Attorney David Bodney, who is representing the newspaper, commented as follows:

‘Arizona law entitles the public to know how this audit is being conducted and funded. And the Arizona public records law does not permit the Senate to play ‘hide the ball’ by delegating core responsibilities to a third party like Cyber Ninjas and concealing records of government activities and public expenditures in Cyber Ninjas’ files.’

The lawsuit itself adds the following:

‘The Arizona Senate’s audit of Maricopa County ballots is a matter of the most urgent public concern. Nothing is more fundamental to our democracy than the administration of our elections. Defendants themselves have stressed the importance of public confidence in voting and elections as justifications for the audit, and have pledged transparency in performing the audit. But the public cannot properly evaluate the conduct of and findings of the audit without prompt and full access to the very public records that defendants are unlawfully withholding.’

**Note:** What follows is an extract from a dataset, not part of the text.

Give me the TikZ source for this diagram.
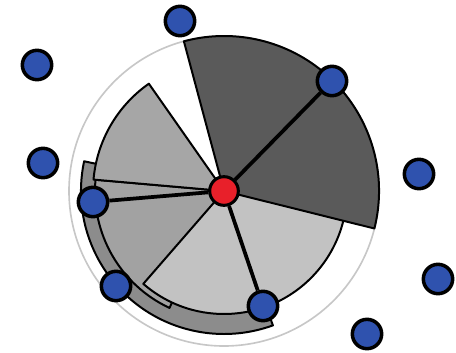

There have been serious, documented issues with the procedures used for the Maricopa audit, and more broadly, the debacle has also proceeded under clearly biased pretenses. Despite the lack of evidence, Cyber Ninjas founder Doug Logan even narrated a recent web documentary claiming that systematic election fraud was present in last year’s presidential race. Audit workers, meanwhile, were at one point looking for bamboo fibers among the election materials on the basis of the bonkers conspiracy theory that fraudulent ballots may have been shipped in from Asia. If the so-called auditors are sufficiently disconnected from reality to allow for a search for bamboo fibers in the first place, then who’s to say that they wouldn’t be inclined to come up with sham “evidence” for other nonsense? Their final report, whenever it emerges, is not going to be remotely credible.